┌─ RECORDED DATA
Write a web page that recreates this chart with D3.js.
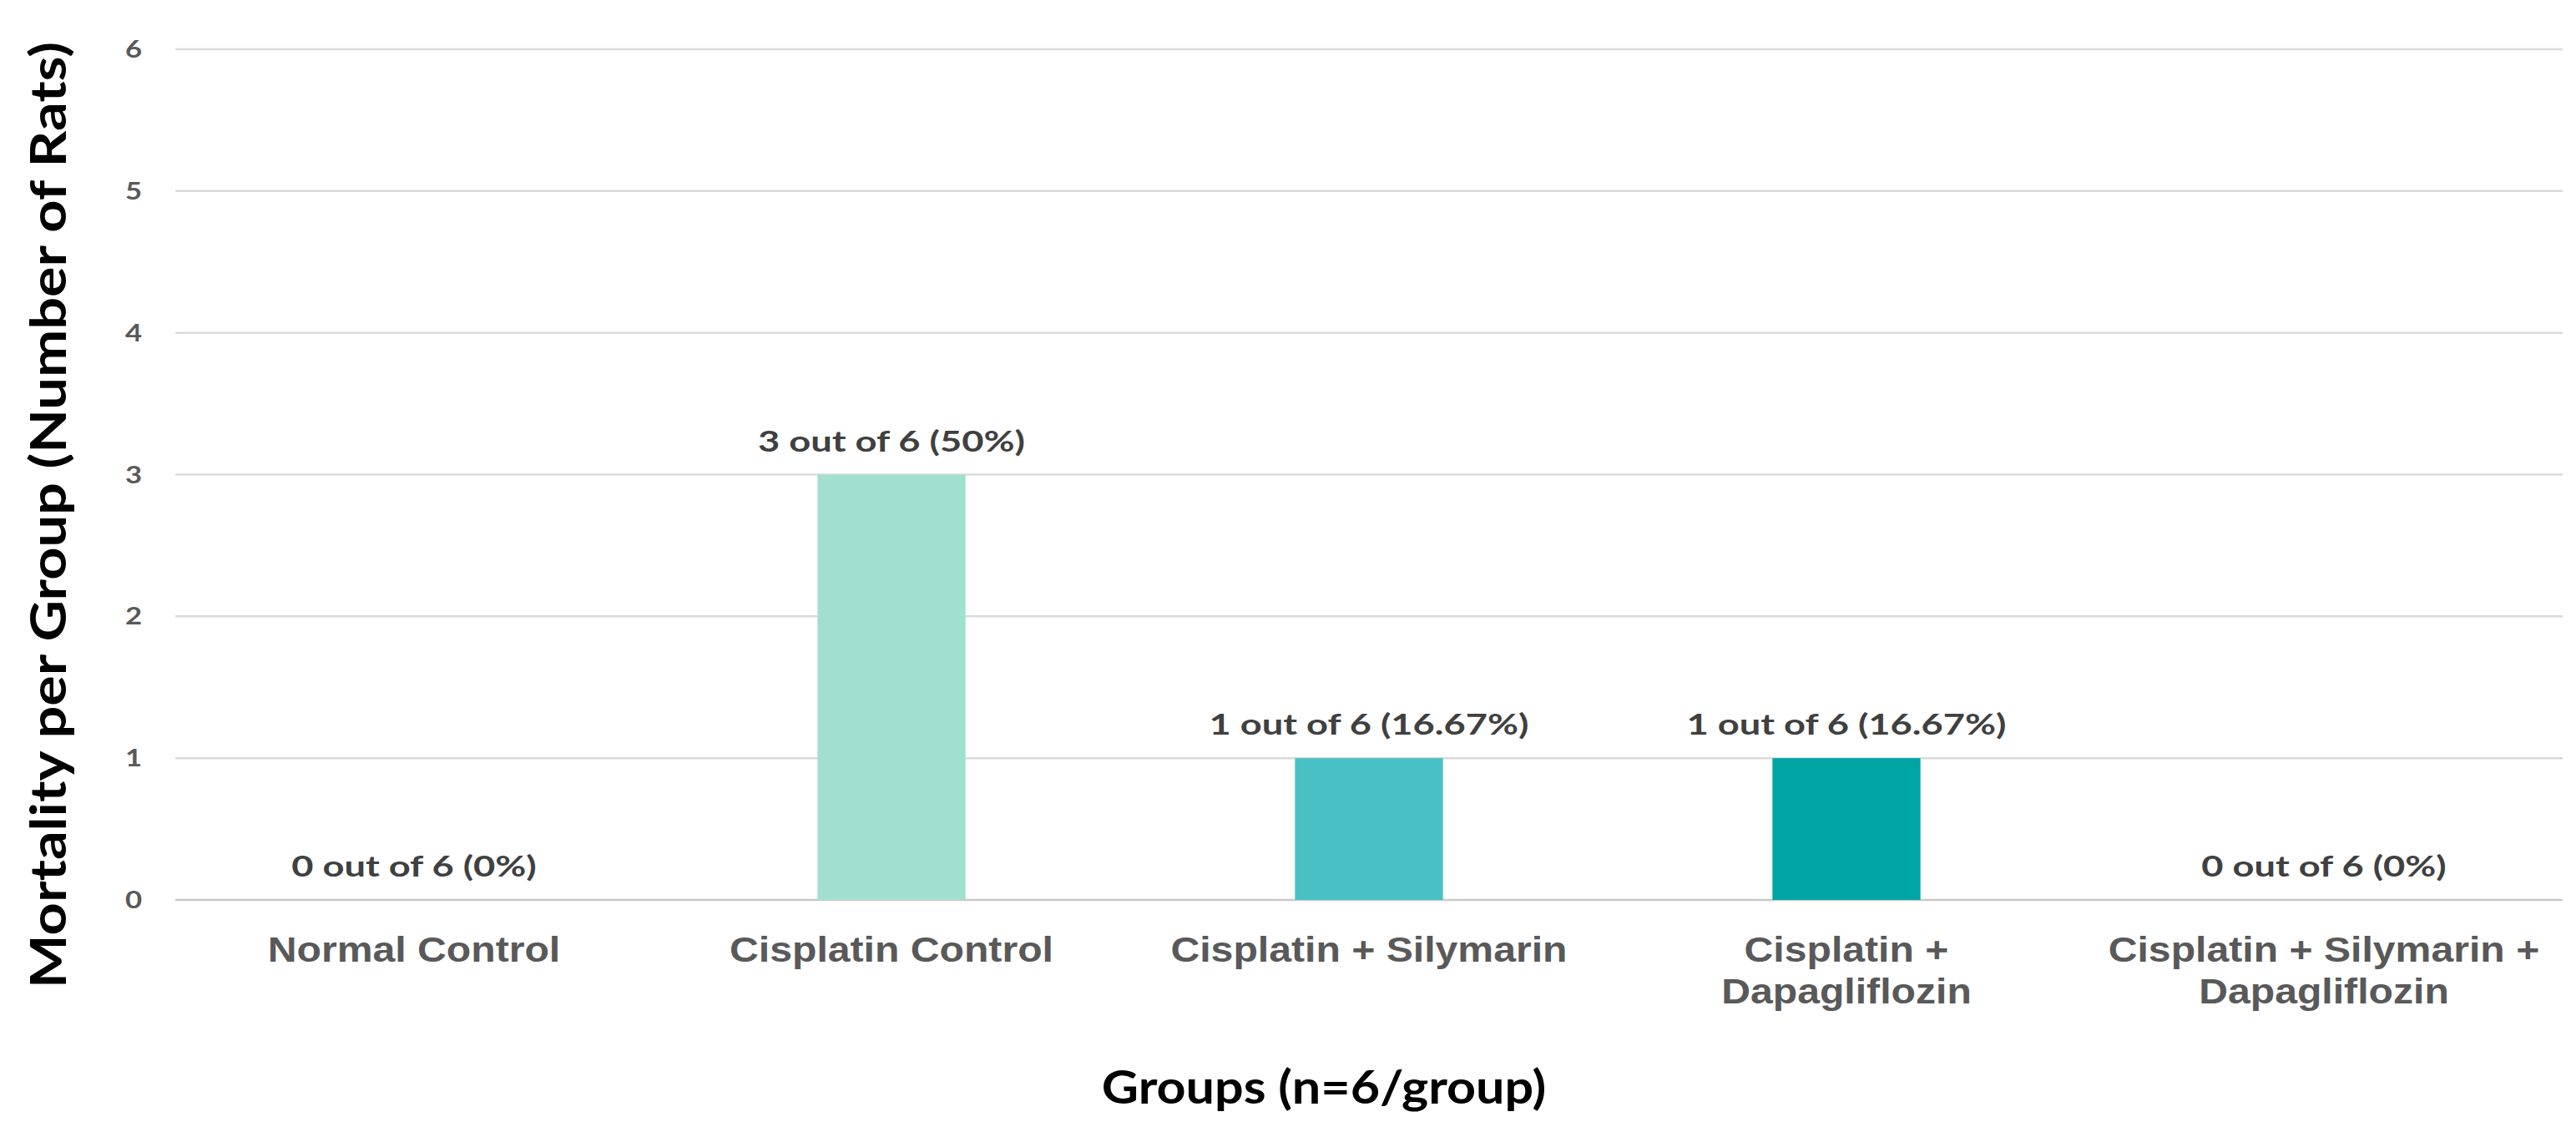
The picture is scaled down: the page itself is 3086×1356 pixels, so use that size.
<!DOCTYPE html>
<html>
<head>
<meta charset="utf-8">
<script src="https://cdn.jsdelivr.net/npm/d3@7"></script>
<style>
  body { margin: 0; background: #fff; }
</style>
</head>
<body>
<div id="chart"></div>
<script>
// data
let groups = ["Normal Control", "Cisplatin Control", "Cisplatin + Silymarin",
              "Cisplatin + Dapagliflozin", "Cisplatin + Silymarin + Dapagliflozin"];
let groupLines = [["Normal Control"], ["Cisplatin Control"], ["Cisplatin + Silymarin"],
                  ["Cisplatin +", "Dapagliflozin"], ["Cisplatin + Silymarin +", "Dapagliflozin"]];
let deaths = [0, 3, 1, 1, 0];
let valueLabels = ["0 out of 6 (0%)", "3 out of 6 (50%)", "1 out of 6 (16.67%)",
                   "1 out of 6 (16.67%)", "0 out of 6 (0%)"];
let yTicks = [0, 1, 2, 3, 4, 5, 6];
let barColors = ["#a1e0d0", "#a1e0d0", "#48c1c5", "#00a6a6", "#a1e0d0"];

let width = 3086,
    height = 1356;
let margin = {top: 59, right: 16, bottom: 278, left: 210};

// the original picture is a bit wider than its fonts, so stretch text sideways
function stretch(sel, k) {
    sel.each(function() {
        let w = this.getComputedTextLength();
        d3.select(this)
            .attr("textLength", w * k)
            .attr("lengthAdjust", "spacingAndGlyphs");
    });
}

let svg = d3.select("#chart")
    .append("svg")
    .attr("width", width)
    .attr("height", height);

let x = d3.scaleBand()
    .domain(groups)
    .range([margin.left, width - margin.right])
    .paddingInner(0.69)
    .paddingOuter(0.345);

let y = d3.scaleLinear()
    .domain([0, 6])
    .range([height - margin.bottom, margin.top]);

// gridlines
svg.append("g")
    .selectAll("line")
    .data(yTicks)
    .enter().append("line")
    .attr("x1", margin.left)
    .attr("x2", width - margin.right)
    .attr("y1", d => y(d))
    .attr("y2", d => y(d))
    .attr("stroke", d => d == 0 ? "#c8c8c8" : "#dadada")
    .attr("stroke-width", 2.5);

// y tick labels
svg.append("g")
    .selectAll("text")
    .data(yTicks)
    .enter().append("text")
    .attr("x", 160)
    .attr("y", d => y(d))
    .attr("dy", "0.35em")
    .attr("text-anchor", "middle")
    .style("font-family", "Lato, sans-serif")
    .style("font-weight", "bold")
    .style("font-size", "29px")
    .style("fill", "#595959")
    .text(d => d)
    .call(stretch, 1.2);

// bars
svg.append("g")
    .selectAll("rect")
    .data(deaths)
    .enter().append("rect")
    .attr("x", (d, i) => x(groups[i]))
    .attr("y", d => y(d))
    .attr("width", x.bandwidth())
    .attr("height", d => y(0) - y(d))
    .style("fill", (d, i) => barColors[i]);

// value labels
svg.append("g")
    .selectAll("text")
    .data(deaths)
    .enter().append("text")
    .attr("x", (d, i) => x(groups[i]) + x.bandwidth() / 2)
    .attr("y", d => y(d) - 28)
    .attr("text-anchor", "middle")
    .style("font-family", "Lato, sans-serif")
    .style("font-weight", "bold")
    .style("font-size", "34px")
    .style("fill", "#404040")
    .text((d, i) => valueLabels[i])
    .call(stretch, 1.33);

// category labels
let cat = svg.append("g")
    .selectAll("text")
    .data(groups)
    .enter().append("text")
    .attr("x", d => x(d) + x.bandwidth() / 2)
    .attr("y", 1152)
    .attr("text-anchor", "middle")
    .style("font-family", "'Liberation Sans', Arial, sans-serif")
    .style("font-weight", "bold")
    .style("font-size", "43px")
    .style("fill", "#595959");

cat.selectAll("tspan")
    .data((d, i) => groupLines[i])
    .enter().append("tspan")
    .attr("x", function() { return d3.select(this.parentNode).attr("x"); })
    .attr("dy", (d, i) => i == 0 ? 0 : 50)
    .text(d => d)
    .call(stretch, 1.12);

// axis titles
svg.append("text")
    .attr("x", 1586)
    .attr("y", 1322)
    .attr("text-anchor", "middle")
    .style("font-family", "Lato, sans-serif")
    .style("font-weight", "bold")
    .style("font-size", "56px")
    .style("fill", "#000")
    .text("Groups (n=6/group)")
    .call(stretch, 1.09);

svg.append("text")
    .attr("transform", "translate(79,617) rotate(-90)")
    .attr("text-anchor", "middle")
    .style("font-family", "Lato, sans-serif")
    .style("font-weight", "bold")
    .style("font-size", "60px")
    .style("fill", "#000")
    .text("Mortality per Group (Number of Rats)")
    .call(stretch, 1.14);
</script>
</body>
</html>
└─
TASK DESCRIPTION: Without the pictures, transcribe the listing above exactly.

SOLUTION FOR THIS TASK:
Write a web page that recreates this chart with D3.js.
The picture is scaled down: the page itself is 3086×1356 pixels, so use that size.
<!DOCTYPE html>
<html>
<head>
<meta charset="utf-8">
<script src="https://cdn.jsdelivr.net/npm/d3@7"></script>
<style>
  body { margin: 0; background: #fff; }
</style>
</head>
<body>
<div id="chart"></div>
<script>
// data
let groups = ["Normal Control", "Cisplatin Control", "Cisplatin + Silymarin",
              "Cisplatin + Dapagliflozin", "Cisplatin + Silymarin + Dapagliflozin"];
let groupLines = [["Normal Control"], ["Cisplatin Control"], ["Cisplatin + Silymarin"],
                  ["Cisplatin +", "Dapagliflozin"], ["Cisplatin + Silymarin +", "Dapagliflozin"]];
let deaths = [0, 3, 1, 1, 0];
let valueLabels = ["0 out of 6 (0%)", "3 out of 6 (50%)", "1 out of 6 (16.67%)",
                   "1 out of 6 (16.67%)", "0 out of 6 (0%)"];
let yTicks = [0, 1, 2, 3, 4, 5, 6];
let barColors = ["#a1e0d0", "#a1e0d0", "#48c1c5", "#00a6a6", "#a1e0d0"];

let width = 3086,
    height = 1356;
let margin = {top: 59, right: 16, bottom: 278, left: 210};

// the original picture is a bit wider than its fonts, so stretch text sideways
function stretch(sel, k) {
    sel.each(function() {
        let w = this.getComputedTextLength();
        d3.select(this)
            .attr("textLength", w * k)
            .attr("lengthAdjust", "spacingAndGlyphs");
    });
}

let svg = d3.select("#chart")
    .append("svg")
    .attr("width", width)
    .attr("height", height);

let x = d3.scaleBand()
    .domain(groups)
    .range([margin.left, width - margin.right])
    .paddingInner(0.69)
    .paddingOuter(0.345);

let y = d3.scaleLinear()
    .domain([0, 6])
    .range([height - margin.bottom, margin.top]);

// gridlines
svg.append("g")
    .selectAll("line")
    .data(yTicks)
    .enter().append("line")
    .attr("x1", margin.left)
    .attr("x2", width - margin.right)
    .attr("y1", d => y(d))
    .attr("y2", d => y(d))
    .attr("stroke", d => d == 0 ? "#c8c8c8" : "#dadada")
    .attr("stroke-width", 2.5);

// y tick labels
svg.append("g")
    .selectAll("text")
    .data(yTicks)
    .enter().append("text")
    .attr("x", 160)
    .attr("y", d => y(d))
    .attr("dy", "0.35em")
    .attr("text-anchor", "middle")
    .style("font-family", "Lato, sans-serif")
    .style("font-weight", "bold")
    .style("font-size", "29px")
    .style("fill", "#595959")
    .text(d => d)
    .call(stretch, 1.2);

// bars
svg.append("g")
    .selectAll("rect")
    .data(deaths)
    .enter().append("rect")
    .attr("x", (d, i) => x(groups[i]))
    .attr("y", d => y(d))
    .attr("width", x.bandwidth())
    .attr("height", d => y(0) - y(d))
    .style("fill", (d, i) => barColors[i]);

// value labels
svg.append("g")
    .selectAll("text")
    .data(deaths)
    .enter().append("text")
    .attr("x", (d, i) => x(groups[i]) + x.bandwidth() / 2)
    .attr("y", d => y(d) - 28)
    .attr("text-anchor", "middle")
    .style("font-family", "Lato, sans-serif")
    .style("font-weight", "bold")
    .style("font-size", "34px")
    .style("fill", "#404040")
    .text((d, i) => valueLabels[i])
    .call(stretch, 1.33);

// category labels
let cat = svg.append("g")
    .selectAll("text")
    .data(groups)
    .enter().append("text")
    .attr("x", d => x(d) + x.bandwidth() / 2)
    .attr("y", 1152)
    .attr("text-anchor", "middle")
    .style("font-family", "'Liberation Sans', Arial, sans-serif")
    .style("font-weight", "bold")
    .style("font-size", "43px")
    .style("fill", "#595959");

cat.selectAll("tspan")
    .data((d, i) => groupLines[i])
    .enter().append("tspan")
    .attr("x", function() { return d3.select(this.parentNode).attr("x"); })
    .attr("dy", (d, i) => i == 0 ? 0 : 50)
    .text(d => d)
    .call(stretch, 1.12);

// axis titles
svg.append("text")
    .attr("x", 1586)
    .attr("y", 1322)
    .attr("text-anchor", "middle")
    .style("font-family", "Lato, sans-serif")
    .style("font-weight", "bold")
    .style("font-size", "56px")
    .style("fill", "#000")
    .text("Groups (n=6/group)")
    .call(stretch, 1.09);

svg.append("text")
    .attr("transform", "translate(79,617) rotate(-90)")
    .attr("text-anchor", "middle")
    .style("font-family", "Lato, sans-serif")
    .style("font-weight", "bold")
    .style("font-size", "60px")
    .style("fill", "#000")
    .text("Mortality per Group (Number of Rats)")
    .call(stretch, 1.14);
</script>
</body>
</html>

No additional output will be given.